▶ Task objective
Extract the whole listing as it stands. Do not include the pictures.

— Start Data listing —

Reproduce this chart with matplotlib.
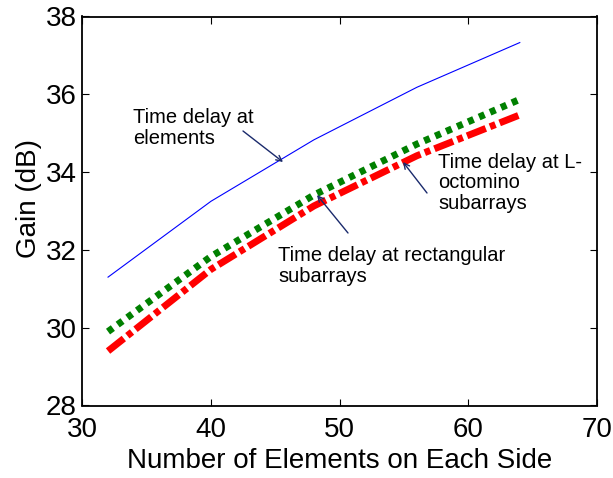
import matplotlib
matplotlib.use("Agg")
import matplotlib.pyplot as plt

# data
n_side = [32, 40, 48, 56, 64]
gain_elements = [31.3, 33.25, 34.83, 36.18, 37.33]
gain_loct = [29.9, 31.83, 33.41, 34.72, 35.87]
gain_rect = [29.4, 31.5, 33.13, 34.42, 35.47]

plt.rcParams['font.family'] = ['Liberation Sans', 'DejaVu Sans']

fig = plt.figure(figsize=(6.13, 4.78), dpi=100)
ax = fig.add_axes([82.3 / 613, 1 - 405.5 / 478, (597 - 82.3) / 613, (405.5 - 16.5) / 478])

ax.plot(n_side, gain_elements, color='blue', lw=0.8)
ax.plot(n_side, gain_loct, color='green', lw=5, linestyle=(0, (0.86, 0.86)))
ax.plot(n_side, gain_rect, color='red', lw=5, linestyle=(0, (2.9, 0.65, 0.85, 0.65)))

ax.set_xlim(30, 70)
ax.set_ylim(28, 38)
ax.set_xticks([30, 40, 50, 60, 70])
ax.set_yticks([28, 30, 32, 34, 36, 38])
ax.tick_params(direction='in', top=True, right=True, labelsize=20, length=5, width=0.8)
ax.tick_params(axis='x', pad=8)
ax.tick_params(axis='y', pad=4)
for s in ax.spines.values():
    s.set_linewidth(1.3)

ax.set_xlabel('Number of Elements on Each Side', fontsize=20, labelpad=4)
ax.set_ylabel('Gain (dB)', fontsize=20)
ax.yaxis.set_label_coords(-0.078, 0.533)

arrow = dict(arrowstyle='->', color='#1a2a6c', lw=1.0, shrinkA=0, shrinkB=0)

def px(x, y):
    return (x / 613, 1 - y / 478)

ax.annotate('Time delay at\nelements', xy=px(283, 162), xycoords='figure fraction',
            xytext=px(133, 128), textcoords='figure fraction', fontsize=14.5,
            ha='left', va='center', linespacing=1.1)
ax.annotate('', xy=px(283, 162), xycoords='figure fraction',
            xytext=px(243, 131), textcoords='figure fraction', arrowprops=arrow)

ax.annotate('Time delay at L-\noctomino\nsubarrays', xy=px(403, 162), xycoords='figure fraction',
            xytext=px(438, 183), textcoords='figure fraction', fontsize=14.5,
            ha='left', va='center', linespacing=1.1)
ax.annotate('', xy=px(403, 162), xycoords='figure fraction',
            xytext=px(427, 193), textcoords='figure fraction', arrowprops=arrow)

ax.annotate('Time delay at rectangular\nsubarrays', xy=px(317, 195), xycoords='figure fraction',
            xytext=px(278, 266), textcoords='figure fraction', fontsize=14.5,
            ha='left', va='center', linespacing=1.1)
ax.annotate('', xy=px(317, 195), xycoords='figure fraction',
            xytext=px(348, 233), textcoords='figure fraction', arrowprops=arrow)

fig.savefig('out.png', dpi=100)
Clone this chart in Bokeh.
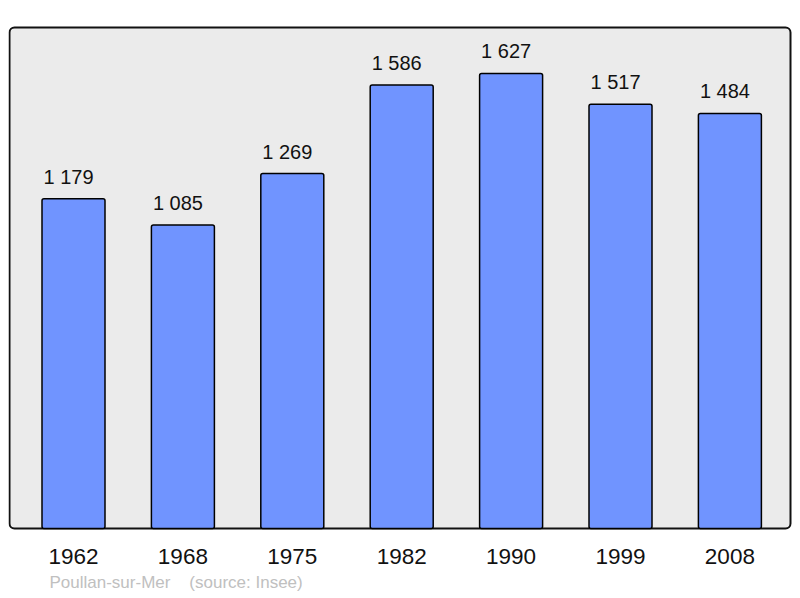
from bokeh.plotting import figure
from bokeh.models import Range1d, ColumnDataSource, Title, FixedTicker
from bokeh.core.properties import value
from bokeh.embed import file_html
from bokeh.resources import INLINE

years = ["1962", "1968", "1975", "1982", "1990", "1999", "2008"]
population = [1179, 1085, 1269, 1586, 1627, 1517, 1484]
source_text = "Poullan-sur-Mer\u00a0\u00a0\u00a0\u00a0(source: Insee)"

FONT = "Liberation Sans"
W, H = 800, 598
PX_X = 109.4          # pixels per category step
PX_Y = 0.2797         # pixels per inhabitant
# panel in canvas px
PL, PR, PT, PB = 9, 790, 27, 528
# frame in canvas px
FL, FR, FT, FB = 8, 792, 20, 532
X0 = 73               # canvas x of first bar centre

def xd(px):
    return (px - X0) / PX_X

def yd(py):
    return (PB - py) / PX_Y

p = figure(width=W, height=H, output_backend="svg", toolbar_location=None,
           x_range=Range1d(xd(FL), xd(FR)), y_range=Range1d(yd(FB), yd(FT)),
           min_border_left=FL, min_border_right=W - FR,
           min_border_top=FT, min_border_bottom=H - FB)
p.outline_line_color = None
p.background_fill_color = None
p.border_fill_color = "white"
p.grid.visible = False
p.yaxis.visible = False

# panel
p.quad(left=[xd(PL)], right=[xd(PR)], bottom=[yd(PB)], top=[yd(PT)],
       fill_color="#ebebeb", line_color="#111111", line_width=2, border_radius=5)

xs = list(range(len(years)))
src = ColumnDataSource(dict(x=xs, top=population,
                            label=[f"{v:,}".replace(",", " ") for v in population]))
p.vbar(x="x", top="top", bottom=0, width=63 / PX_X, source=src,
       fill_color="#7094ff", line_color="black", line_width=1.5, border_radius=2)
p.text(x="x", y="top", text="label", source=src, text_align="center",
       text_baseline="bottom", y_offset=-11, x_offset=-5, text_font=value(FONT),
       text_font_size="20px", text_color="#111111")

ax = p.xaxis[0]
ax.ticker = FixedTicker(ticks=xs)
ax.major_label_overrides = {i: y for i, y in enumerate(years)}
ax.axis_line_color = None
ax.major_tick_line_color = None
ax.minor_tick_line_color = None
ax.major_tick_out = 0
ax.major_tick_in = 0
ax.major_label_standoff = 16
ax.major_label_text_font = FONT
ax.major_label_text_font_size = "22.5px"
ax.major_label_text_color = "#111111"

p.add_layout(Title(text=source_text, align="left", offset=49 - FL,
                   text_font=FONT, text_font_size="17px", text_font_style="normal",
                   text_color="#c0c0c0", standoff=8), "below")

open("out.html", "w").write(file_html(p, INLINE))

— End Data listing —

▶ Response for this exercise
Reproduce this chart with matplotlib.
import matplotlib
matplotlib.use("Agg")
import matplotlib.pyplot as plt

# data
n_side = [32, 40, 48, 56, 64]
gain_elements = [31.3, 33.25, 34.83, 36.18, 37.33]
gain_loct = [29.9, 31.83, 33.41, 34.72, 35.87]
gain_rect = [29.4, 31.5, 33.13, 34.42, 35.47]

plt.rcParams['font.family'] = ['Liberation Sans', 'DejaVu Sans']

fig = plt.figure(figsize=(6.13, 4.78), dpi=100)
ax = fig.add_axes([82.3 / 613, 1 - 405.5 / 478, (597 - 82.3) / 613, (405.5 - 16.5) / 478])

ax.plot(n_side, gain_elements, color='blue', lw=0.8)
ax.plot(n_side, gain_loct, color='green', lw=5, linestyle=(0, (0.86, 0.86)))
ax.plot(n_side, gain_rect, color='red', lw=5, linestyle=(0, (2.9, 0.65, 0.85, 0.65)))

ax.set_xlim(30, 70)
ax.set_ylim(28, 38)
ax.set_xticks([30, 40, 50, 60, 70])
ax.set_yticks([28, 30, 32, 34, 36, 38])
ax.tick_params(direction='in', top=True, right=True, labelsize=20, length=5, width=0.8)
ax.tick_params(axis='x', pad=8)
ax.tick_params(axis='y', pad=4)
for s in ax.spines.values():
    s.set_linewidth(1.3)

ax.set_xlabel('Number of Elements on Each Side', fontsize=20, labelpad=4)
ax.set_ylabel('Gain (dB)', fontsize=20)
ax.yaxis.set_label_coords(-0.078, 0.533)

arrow = dict(arrowstyle='->', color='#1a2a6c', lw=1.0, shrinkA=0, shrinkB=0)

def px(x, y):
    return (x / 613, 1 - y / 478)

ax.annotate('Time delay at\nelements', xy=px(283, 162), xycoords='figure fraction',
            xytext=px(133, 128), textcoords='figure fraction', fontsize=14.5,
            ha='left', va='center', linespacing=1.1)
ax.annotate('', xy=px(283, 162), xycoords='figure fraction',
            xytext=px(243, 131), textcoords='figure fraction', arrowprops=arrow)

ax.annotate('Time delay at L-\noctomino\nsubarrays', xy=px(403, 162), xycoords='figure fraction',
            xytext=px(438, 183), textcoords='figure fraction', fontsize=14.5,
            ha='left', va='center', linespacing=1.1)
ax.annotate('', xy=px(403, 162), xycoords='figure fraction',
            xytext=px(427, 193), textcoords='figure fraction', arrowprops=arrow)

ax.annotate('Time delay at rectangular\nsubarrays', xy=px(317, 195), xycoords='figure fraction',
            xytext=px(278, 266), textcoords='figure fraction', fontsize=14.5,
            ha='left', va='center', linespacing=1.1)
ax.annotate('', xy=px(317, 195), xycoords='figure fraction',
            xytext=px(348, 233), textcoords='figure fraction', arrowprops=arrow)

fig.savefig('out.png', dpi=100)
Clone this chart in Bokeh.
from bokeh.plotting import figure
from bokeh.models import Range1d, ColumnDataSource, Title, FixedTicker
from bokeh.core.properties import value
from bokeh.embed import file_html
from bokeh.resources import INLINE

years = ["1962", "1968", "1975", "1982", "1990", "1999", "2008"]
population = [1179, 1085, 1269, 1586, 1627, 1517, 1484]
source_text = "Poullan-sur-Mer\u00a0\u00a0\u00a0\u00a0(source: Insee)"

FONT = "Liberation Sans"
W, H = 800, 598
PX_X = 109.4          # pixels per category step
PX_Y = 0.2797         # pixels per inhabitant
# panel in canvas px
PL, PR, PT, PB = 9, 790, 27, 528
# frame in canvas px
FL, FR, FT, FB = 8, 792, 20, 532
X0 = 73               # canvas x of first bar centre

def xd(px):
    return (px - X0) / PX_X

def yd(py):
    return (PB - py) / PX_Y

p = figure(width=W, height=H, output_backend="svg", toolbar_location=None,
           x_range=Range1d(xd(FL), xd(FR)), y_range=Range1d(yd(FB), yd(FT)),
           min_border_left=FL, min_border_right=W - FR,
           min_border_top=FT, min_border_bottom=H - FB)
p.outline_line_color = None
p.background_fill_color = None
p.border_fill_color = "white"
p.grid.visible = False
p.yaxis.visible = False

# panel
p.quad(left=[xd(PL)], right=[xd(PR)], bottom=[yd(PB)], top=[yd(PT)],
       fill_color="#ebebeb", line_color="#111111", line_width=2, border_radius=5)

xs = list(range(len(years)))
src = ColumnDataSource(dict(x=xs, top=population,
                            label=[f"{v:,}".replace(",", " ") for v in population]))
p.vbar(x="x", top="top", bottom=0, width=63 / PX_X, source=src,
       fill_color="#7094ff", line_color="black", line_width=1.5, border_radius=2)
p.text(x="x", y="top", text="label", source=src, text_align="center",
       text_baseline="bottom", y_offset=-11, x_offset=-5, text_font=value(FONT),
       text_font_size="20px", text_color="#111111")

ax = p.xaxis[0]
ax.ticker = FixedTicker(ticks=xs)
ax.major_label_overrides = {i: y for i, y in enumerate(years)}
ax.axis_line_color = None
ax.major_tick_line_color = None
ax.minor_tick_line_color = None
ax.major_tick_out = 0
ax.major_tick_in = 0
ax.major_label_standoff = 16
ax.major_label_text_font = FONT
ax.major_label_text_font_size = "22.5px"
ax.major_label_text_color = "#111111"

p.add_layout(Title(text=source_text, align="left", offset=49 - FL,
                   text_font=FONT, text_font_size="17px", text_font_style="normal",
                   text_color="#c0c0c0", standoff=8), "below")

open("out.html", "w").write(file_html(p, INLINE))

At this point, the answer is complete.